Work to do: Copy exactly, and only, the lines below from the first through the one containing "(rport) at (466.5,381.5)", both included; pictures are omitted.

Given data:
┄┄┄┄┄┄

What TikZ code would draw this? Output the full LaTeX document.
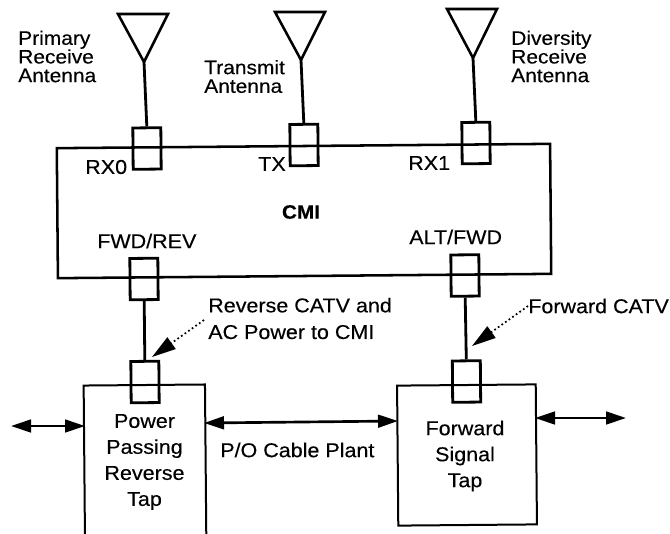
\documentclass[tikz,border=0pt]{standalone}
\usepackage{fontspec}
\setmainfont[FakeStretch=1.075,FakeBold=0.25]{Liberation Sans}
\usetikzlibrary{arrows.meta}
\tikzset{
  x=0.75pt,y=-0.75pt,
  wire/.style={line width=2.1pt},
  ant/.style={line width=1.9pt,line join=miter},
  boxa/.style={draw,line width=1.5pt,rectangle,inner sep=0pt,rotate=0.5,anchor=center},
  port/.style={boxa,line width=2.1pt,minimum width=21pt,minimum height=31pt},
  lab/.style={inner sep=0pt,font=\fontsize{15}{14}\selectfont,align=left},
  toplab/.style={lab,font=\fontsize{14.6}{14}\selectfont},
  clab/.style={inner sep=0pt,font=\fontsize{15}{19.5}\selectfont,align=center},
  dualarrow/.style={line width=2pt,{Triangle[length=15pt,width=9.5pt]}-{Triangle[length=15pt,width=9.5pt]}},
  fwdarrow/.style={line width=1.3pt,dotted,-{Triangle[length=18pt,width=10.5pt]}},
}
\begin{document}
\begin{tikzpicture}
\path[use as bounding box,fill=white] (0,0) rectangle (670,533);
\clip (0,0) rectangle (670,533);

% main boxes
\node[boxa,line width=1.9pt,minimum width=370pt,minimum height=97.5pt] (cmi) at (304,211) {};
\node[boxa,minimum width=91pt,minimum height=120pt] (ltap) at (145,465) {};
\node[boxa,minimum width=104pt,minimum height=105pt] (rtap) at (467,455) {};

% ports
\node[port] (rx0) at (147,148.5) {};
\node[port] (tx) at (304,145) {};
\node[port] (rx1) at (476,143) {};
\node[port] (fwdrev) at (144,279) {};
\node[port] (altfwd) at (465,275.5) {};
\node[port] (lport) at (145,382) {};
\node[port] (rport) at (466.5,381.5) {};

% antennas
\coordinate (a0l) at (118,14); \coordinate (a0r) at (168,14); \coordinate (a0) at (144,62);
\coordinate (a1l) at (275,12); \coordinate (a1r) at (325,12); \coordinate (a1) at (301,60);
\coordinate (a2l) at (447,9);  \coordinate (a2r) at (497,9);  \coordinate (a2) at (473,58);
\draw[ant] (a0l) -- (a0r) -- (a0) -- cycle;
\draw[ant] (a1l) -- (a1r) -- (a1) -- cycle;
\draw[ant] (a2l) -- (a2r) -- (a2) -- cycle;
\draw[wire] (a0) -- (rx0.north);
\draw[wire] (a1) -- (tx.north);
\draw[wire] (a2) -- (rx1.north);

% vertical links
\draw[wire] (fwdrev.south) -- (lport.north);
\draw[wire] (altfwd.south) -- (rport.north);

% horizontal arrows
\coordinate (lfree) at (11,426);
\coordinate (ledgeW) at (85,426);
\coordinate (ledgeE) at (204,423);
\coordinate (redgeW) at (398,421);
\coordinate (redgeE) at (535,418);
\coordinate (rfree) at (626,418);
\draw[dualarrow] (lfree) -- (ledgeW);
\draw[dualarrow] (ledgeE) -- (redgeW);
\draw[dualarrow] (redgeE) -- (rfree);

% labels
\node[toplab,anchor=west] (t1) at (18,56.5) {Primary\\Receive\\Antenna};
\node[toplab,anchor=west] (t2) at (204,76.5) {Transmit\\Antenna};
\node[toplab,anchor=west] (t3) at (511,56.5) {Diversity\\Receive\\Antenna};
\node[lab,anchor=west] (p0) at (85,167) {RX0};
\node[lab,anchor=west] (p1) at (258,164) {TX};
\node[lab,anchor=west] (p2) at (408,163) {RX1};
\node[lab,anchor=center,font=\fontsize{14.5}{14}\selectfont\bfseries] (cmit) at (301,212) {CMI};
\node[lab,anchor=west] (p3) at (97,241) {FWD/REV};
\node[lab,anchor=west] (p4) at (409,237) {ALT/FWD};
\node[clab,align=left,anchor=west,font=\fontsize{15}{20}\selectfont] (rev) at (208,318.5) {Reverse CATV and\\AC Power to CMI};
\node[lab,anchor=west] (fw) at (528,306) {Forward CATV};
\node[lab,anchor=west] (po) at (220,450) {P/O Cable Plant};
\node[clab] (lt) at (144.5,462) {Power\\Passing\\Reverse\\Tap};
\node[clab] (rt) at (465,456) {Forward\\Signal\\Tap};

% dotted pointers
\coordinate (ptrL) at (152,357);
\coordinate (ptrR) at (472,346);
\draw[fwdarrow] (rev.west |- 0,320) ++(-4,0) -- (ptrL);
\draw[fwdarrow] (fw.west) -- (ptrR);
\end{tikzpicture}
\end{document}
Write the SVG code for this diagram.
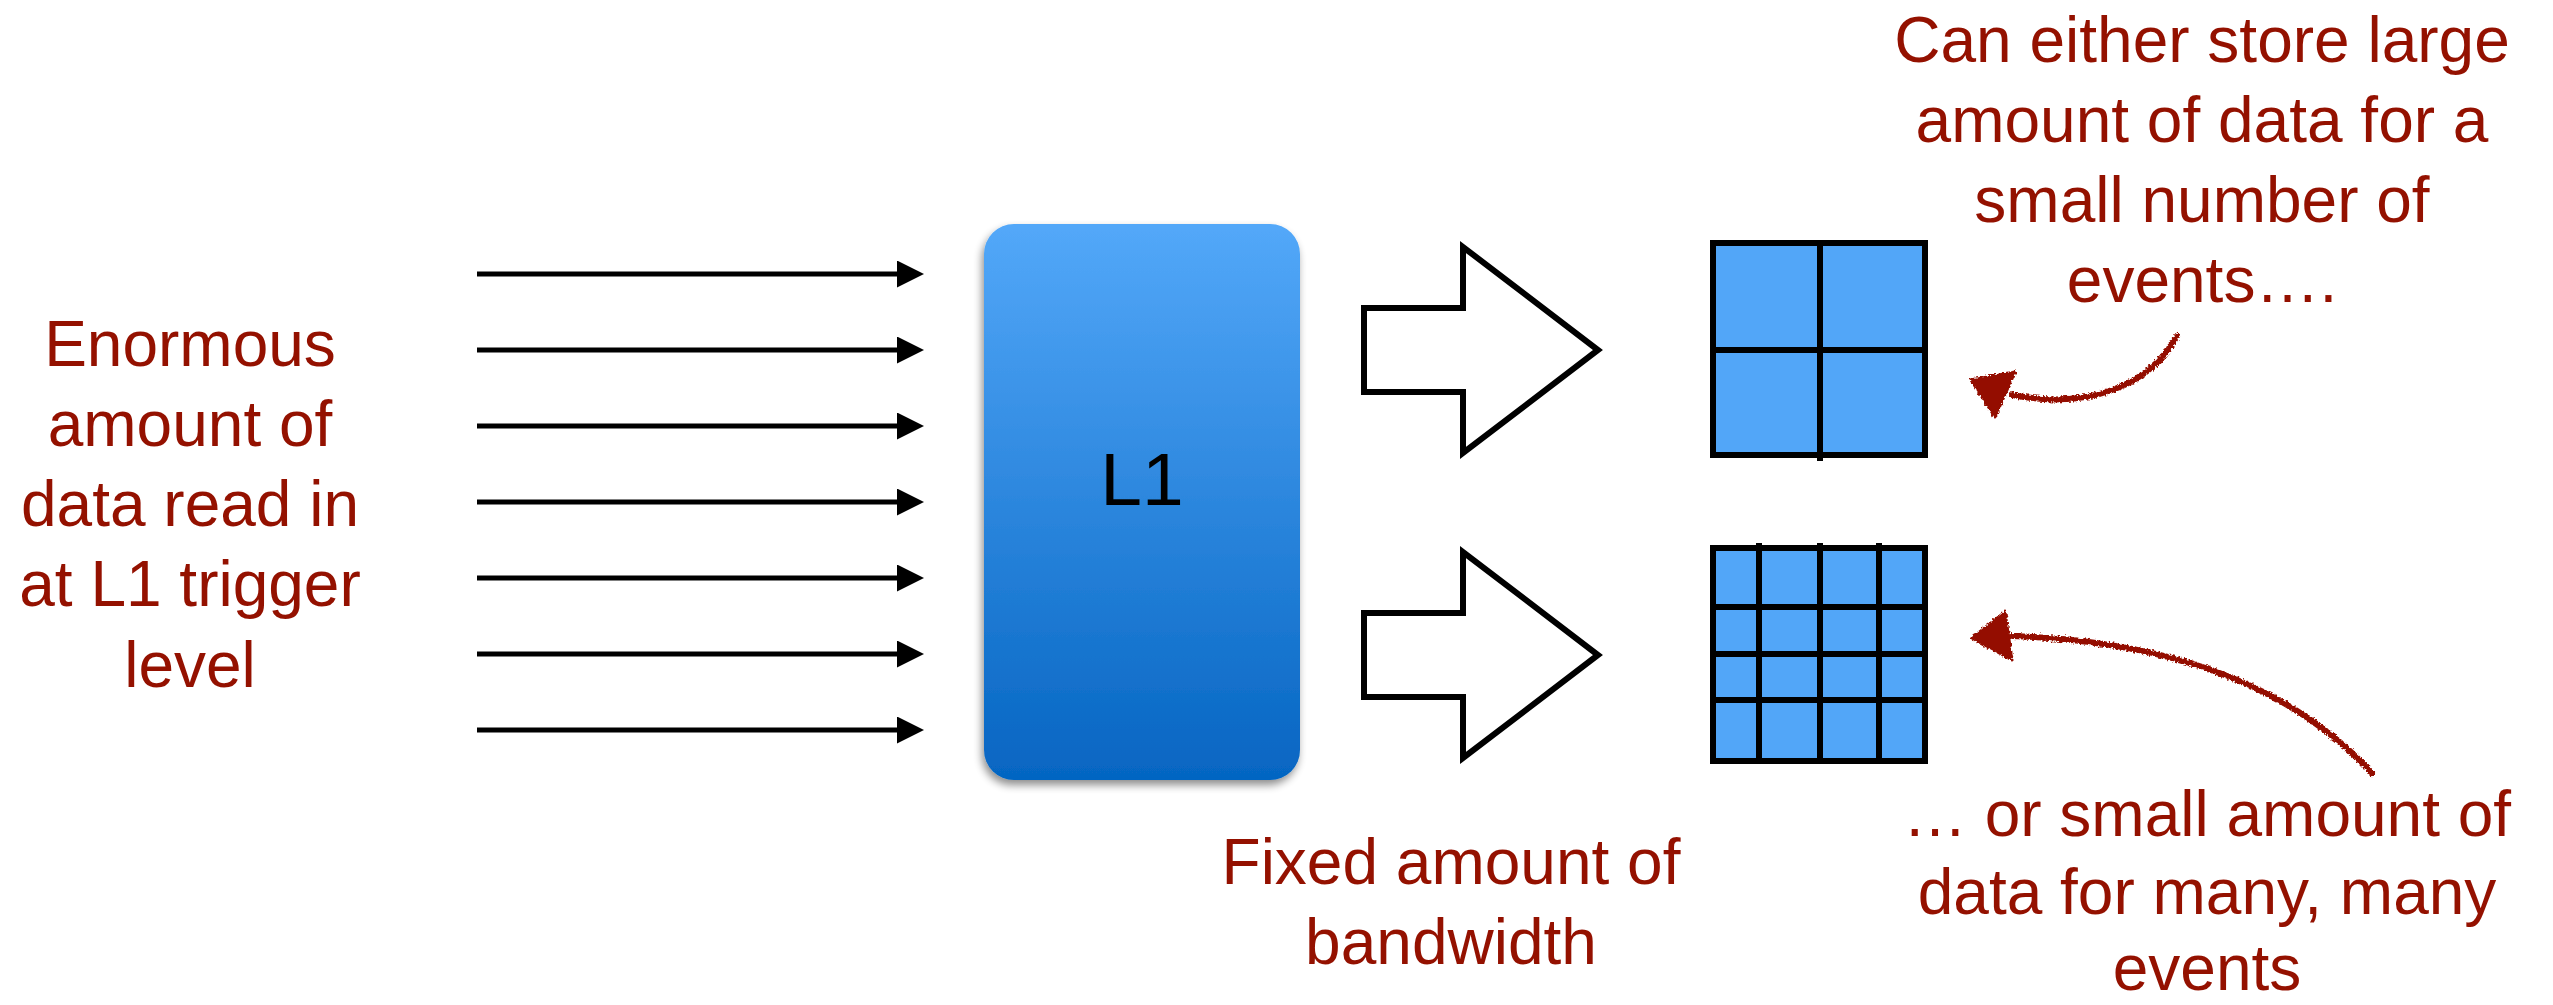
<svg xmlns="http://www.w3.org/2000/svg" width="2553" height="1005" viewBox="0 0 2553 1005">
  <defs>
    <linearGradient id="l1Fill" x1="0" y1="0" x2="0" y2="1">
      <stop offset="0" stop-color="#53A8F9"/>
      <stop offset="1" stop-color="#0565C2"/>
    </linearGradient>
    <filter id="softShadow" x="-10%" y="-10%" width="120%" height="120%">
      <feGaussianBlur in="SourceAlpha" stdDeviation="4"/>
      <feOffset dx="-2" dy="5" result="blur"/>
      <feComponentTransfer><feFuncA type="linear" slope="0.45"/></feComponentTransfer>
      <feMerge><feMergeNode/><feMergeNode in="SourceGraphic"/></feMerge>
    </filter>
    <filter id="chalk" x="-10%" y="-10%" width="120%" height="120%">
      <feTurbulence type="fractalNoise" baseFrequency="0.45" numOctaves="2" seed="3" result="noise"/>
      <feDisplacementMap in="SourceGraphic" in2="noise" scale="5" xChannelSelector="R" yChannelSelector="G"/>
    </filter>
    <marker id="head" viewBox="0 0 27 27" refX="0" refY="13.5" markerWidth="27" markerHeight="27" markerUnits="userSpaceOnUse" orient="auto">
      <path d="M0,0 L27,13.5 L0,27 Z" fill="#000"/>
    </marker>
  </defs>
  <style>
    .note { font-family: "Liberation Sans", Arial, sans-serif; font-size: 64px; fill: #941100; text-anchor: middle; }
    .label { font-family: "Liberation Sans", Arial, sans-serif; font-size: 75px; fill: #000; text-anchor: middle; }
    .feed { stroke: #000; stroke-width: 5; fill: none; marker-end: url(#head); }
    .block { fill: #fff; stroke: #000; stroke-width: 6; stroke-linejoin: miter; }
    .cell { fill: #52A6F8; stroke: #000; stroke-width: 6; }
    .div { stroke: #000; stroke-width: 6; }
    .hand { fill: none; stroke: #941100; stroke-width: 6; stroke-linecap: round; }
    .handHead { fill: #941100; stroke: #941100; stroke-width: 3; stroke-linejoin: round; }
  </style>

  <rect width="2553" height="1005" fill="#fff"/>

  <!-- input text -->
  <g id="input-text">
    <text class="note" x="190" y="366">Enormous</text>
    <text class="note" x="190" y="446">amount of</text>
    <text class="note" x="190" y="526">data read in</text>
    <text class="note" x="190" y="606">at L1 trigger</text>
    <text class="note" x="190" y="687">level</text>
  </g>

  <!-- connectors -->
  <g id="connectors">
    <g id="feeds">
      <line class="feed" x1="477" y1="274" x2="897" y2="274"/>
      <line class="feed" x1="477" y1="350" x2="897" y2="350"/>
      <line class="feed" x1="477" y1="426" x2="897" y2="426"/>
      <line class="feed" x1="477" y1="502" x2="897" y2="502"/>
      <line class="feed" x1="477" y1="578" x2="897" y2="578"/>
      <line class="feed" x1="477" y1="654" x2="897" y2="654"/>
      <line class="feed" x1="477" y1="730" x2="897" y2="730"/>
    </g>
    <g id="bandwidth-arrows">
      <polygon class="block" points="1364,308 1463,308 1463,247 1598,350 1463,453 1463,392 1364,392"/>
      <polygon class="block" points="1364,308 1463,308 1463,247 1598,350 1463,453 1463,392 1364,392" transform="translate(0,305)"/>
    </g>
    <g id="hand-arrows" filter="url(#chalk)">
      <path class="hand" d="M2177,336 C2150,385 2090,410 2012,395"/>
      <polygon class="handHead" points="1971,380 2015,372 1995,417"/>
      <path class="hand" d="M2372,773 C2305,700 2195,642 2012,636"/>
      <polygon class="handHead" points="1972,638 2005,612 2012,660"/>
    </g>
  </g>

  <!-- L1 trigger block -->
  <g id="l1">
    <rect x="984" y="224" width="316" height="556" rx="30" ry="30" fill="url(#l1Fill)" filter="url(#softShadow)"/>
    <text class="label" x="1142" y="505">L1</text>
  </g>

  <!-- coarse buffer: few large events -->
  <g id="coarse-grid">
    <rect class="cell" x="1713" y="243" width="212" height="212"/>
    <line class="div" x1="1820" y1="243" x2="1820" y2="461"/>
    <line class="div" x1="1713" y1="350" x2="1925" y2="350"/>
  </g>

  <!-- fine buffer: many small events -->
  <g id="fine-grid">
    <rect class="cell" x="1713" y="548" width="212" height="213"/>
    <line class="div" x1="1759" y1="543" x2="1759" y2="761"/>
    <line class="div" x1="1820" y1="543" x2="1820" y2="761"/>
    <line class="div" x1="1879" y1="543" x2="1879" y2="761"/>
    <line class="div" x1="1713" y1="607" x2="1925" y2="607"/>
    <line class="div" x1="1713" y1="654" x2="1925" y2="654"/>
    <line class="div" x1="1713" y1="700" x2="1925" y2="700"/>
  </g>

  <!-- annotations -->
  <g id="bandwidth-text">
    <text class="note" x="1451" y="884">Fixed amount of</text>
    <text class="note" x="1451" y="964">bandwidth</text>
  </g>
  <g id="coarse-text">
    <text class="note" x="2202" y="62">Can either store large</text>
    <text class="note" x="2202" y="142">amount of data for a</text>
    <text class="note" x="2202" y="222">small number of</text>
    <text class="note" x="2202" y="302">events….</text>
  </g>
  <g id="fine-text">
    <text class="note" x="2207" y="836">… or small amount of</text>
    <text class="note" x="2207" y="914">data for many, many</text>
    <text class="note" x="2207" y="990">events</text>
  </g>
</svg>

┄┄┄┄┄┄

Response to the exercise:
What TikZ code would draw this? Output the full LaTeX document.
\documentclass[tikz,border=0pt]{standalone}
\usepackage{fontspec}
\setmainfont[FakeStretch=1.075,FakeBold=0.25]{Liberation Sans}
\usetikzlibrary{arrows.meta}
\tikzset{
  x=0.75pt,y=-0.75pt,
  wire/.style={line width=2.1pt},
  ant/.style={line width=1.9pt,line join=miter},
  boxa/.style={draw,line width=1.5pt,rectangle,inner sep=0pt,rotate=0.5,anchor=center},
  port/.style={boxa,line width=2.1pt,minimum width=21pt,minimum height=31pt},
  lab/.style={inner sep=0pt,font=\fontsize{15}{14}\selectfont,align=left},
  toplab/.style={lab,font=\fontsize{14.6}{14}\selectfont},
  clab/.style={inner sep=0pt,font=\fontsize{15}{19.5}\selectfont,align=center},
  dualarrow/.style={line width=2pt,{Triangle[length=15pt,width=9.5pt]}-{Triangle[length=15pt,width=9.5pt]}},
  fwdarrow/.style={line width=1.3pt,dotted,-{Triangle[length=18pt,width=10.5pt]}},
}
\begin{document}
\begin{tikzpicture}
\path[use as bounding box,fill=white] (0,0) rectangle (670,533);
\clip (0,0) rectangle (670,533);

% main boxes
\node[boxa,line width=1.9pt,minimum width=370pt,minimum height=97.5pt] (cmi) at (304,211) {};
\node[boxa,minimum width=91pt,minimum height=120pt] (ltap) at (145,465) {};
\node[boxa,minimum width=104pt,minimum height=105pt] (rtap) at (467,455) {};

% ports
\node[port] (rx0) at (147,148.5) {};
\node[port] (tx) at (304,145) {};
\node[port] (rx1) at (476,143) {};
\node[port] (fwdrev) at (144,279) {};
\node[port] (altfwd) at (465,275.5) {};
\node[port] (lport) at (145,382) {};
\node[port] (rport) at (466.5,381.5) {};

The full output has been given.